En política, como en la vida, es imposible establecer un programa de gobierno inmune frente a todo avatar. La política opera sobre la realidad, que es cada vez más cambiante y flexible. Se trata –eso sí- de detectar aquellas partes indeseables de la realidad que deben cambiar cuanto antes, y con arreglo a cuáles prioridades, por la acción eficaz de la política, siempre que se entienda que ésta no es otra cosa que un poderoso instrumento al servicio exclusivo del interés general, concepto este último a veces recurrente, pero que en el fondo de su raíz, cuando es adecuadamente interpretado, entronca con el de justicia.
Se trata, en suma, de diseñar las líneas maestras, los principios generales, por los que debemos conducirnos para no ser erráticos, irresponsables o malos gobernantes. Sin principios generales que sirvan de soporte a la acción política, la política se convierte en una suerte de embocadura que estrecha los anhelos de vivir mejor de las personas y los grupos sociales en los que se integran. La causa es fácil: los principios generales constituyen el acervo moral, el basamento ideal en que se apoya cualquier decisión posterior que haya de tomarse.
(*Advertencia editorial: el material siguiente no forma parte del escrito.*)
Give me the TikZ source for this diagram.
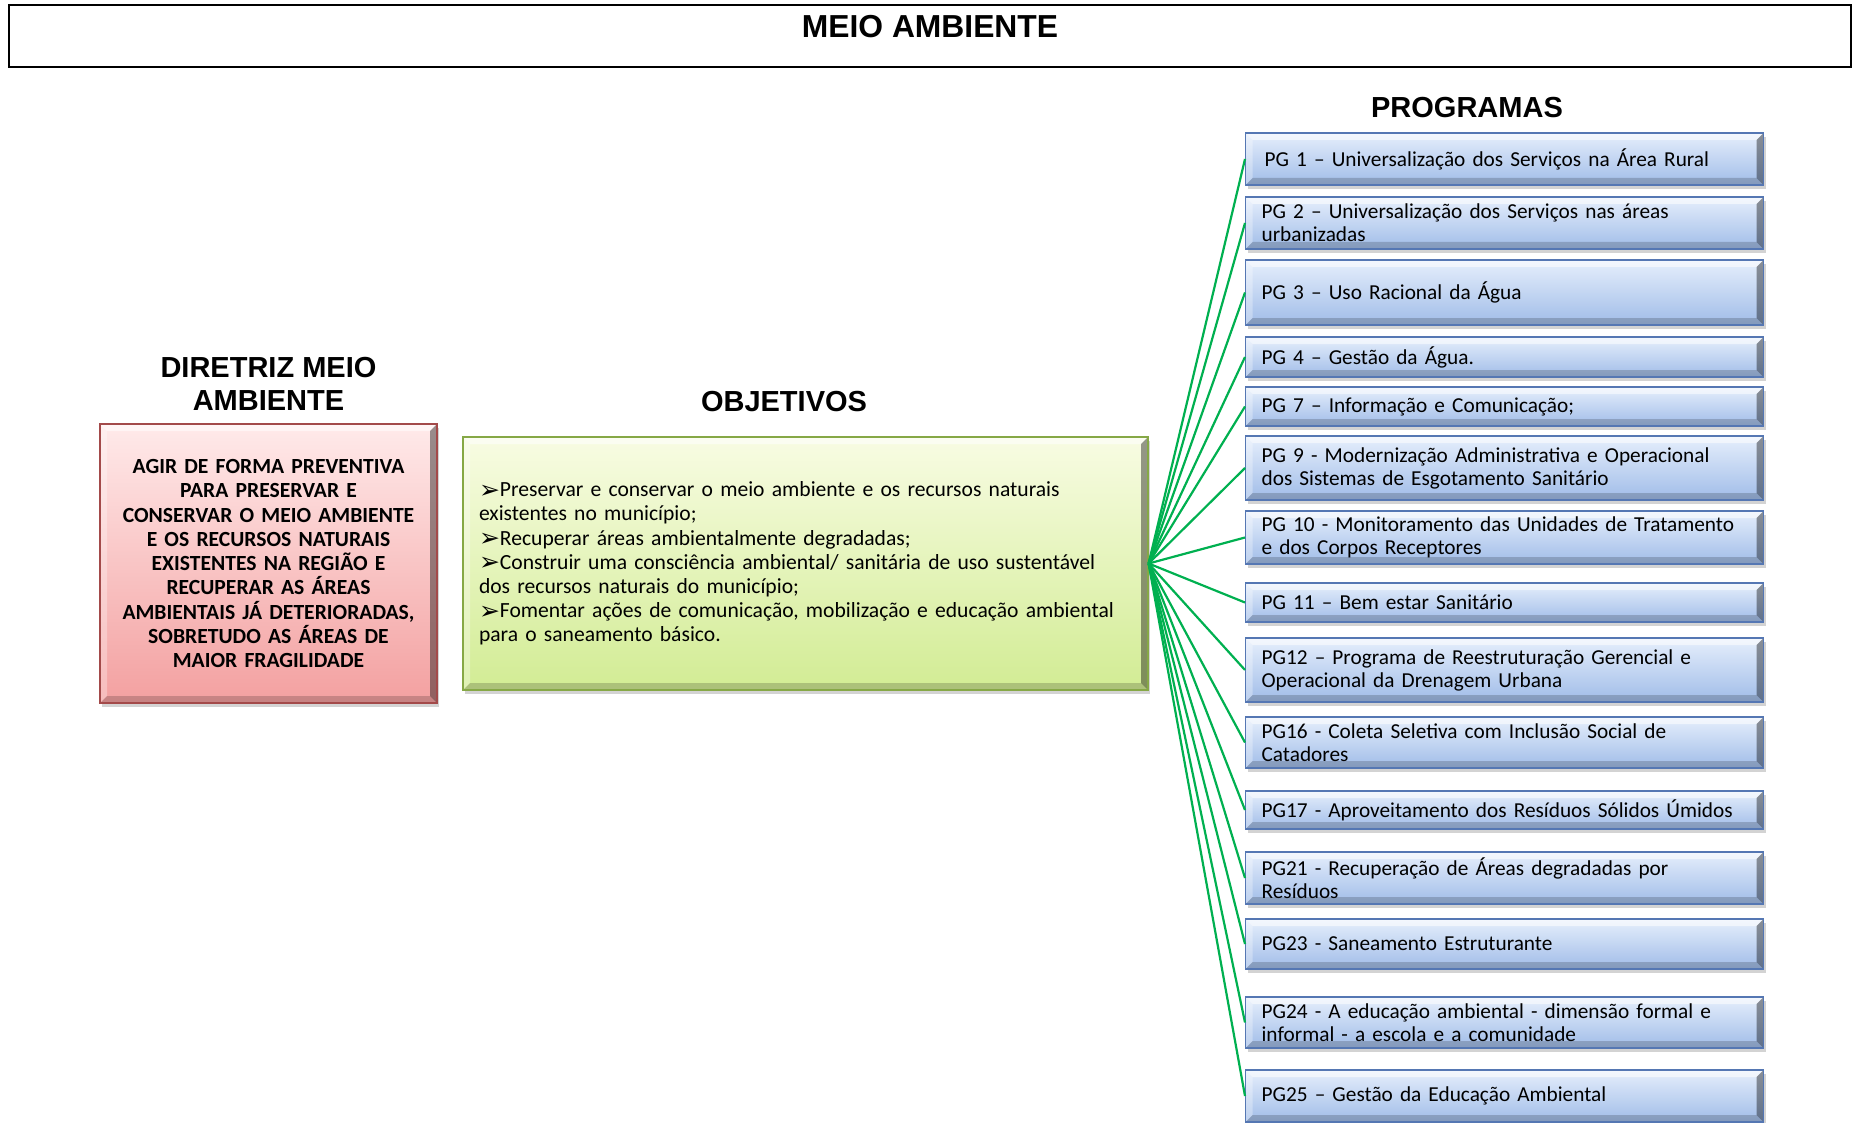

Sin los principios generales la actividad política es vorágine, improvisación, por mucho que reporte a sus protagonistas activos mayor o menor capacidad de influencia. Con ellos, sin embargo, la política se desliga de las falsas tentaciones de erigirse en abstracción monopolizadora de la verdad, mira más allá de sus propios intereses y se prepara para aspirar a su fin más noble y delicado: gobernar la comunidad de modo que la vida de las personas sea, si no más sencilla y feliz, al menos más soportable. Y esto sólo puede hacerse mediante el progreso, un concepto identitario de la especie humana que no comprende exclusivamente la mejora de las condiciones materiales de vida, aunque parezca que sólo en ellas se manifiesta. El fin de progresar ha sido el motor de la humanidad entera.
En cada avance social, en cada pequeño paso cultural que nos ha alejado de la barbarie generada por el hombre contra el hombre, la especie humana ha derrotado a la injusticia y a las indignidades que ella misma ha creado a lo largo de su historia. Progreso es sinónimo de vida más inteligente. Progreso, en política, es sinónimo de respeto escrupuloso a los derechos de la persona, que son previos a la instauración de cualquier instancia de poder. Progreso es saber que los llamados ‘derechos colectivos’ se fundamentan mejor y están mejor protegidos a partir de la toma de conciencia del significado de los derechos individuales.
Progreso es sinónimo de responsabilidad y de dignificación humana, en su doble dimensión inescindible de vida privada y social, pues no hay otro medio de encontrar la libertad personal sino llegando a la sociedad, para volver de ella y regresar al hogar cargado de deberes. Los ciudadanos confían en que la política resuelva sus problemas acuciantes, en lugar de agravarlos. El poder no debería tener otra utilidad. Históricamente, la democracia ha aglutinado esa esperanza justificada de las personas y de los pueblos. Debemos preguntarnos si la democracia sigue cumpliendo este papel tan trascendente. Debemos cuestionarnos en cada instante si los demócratas lo estamos haciendo bien.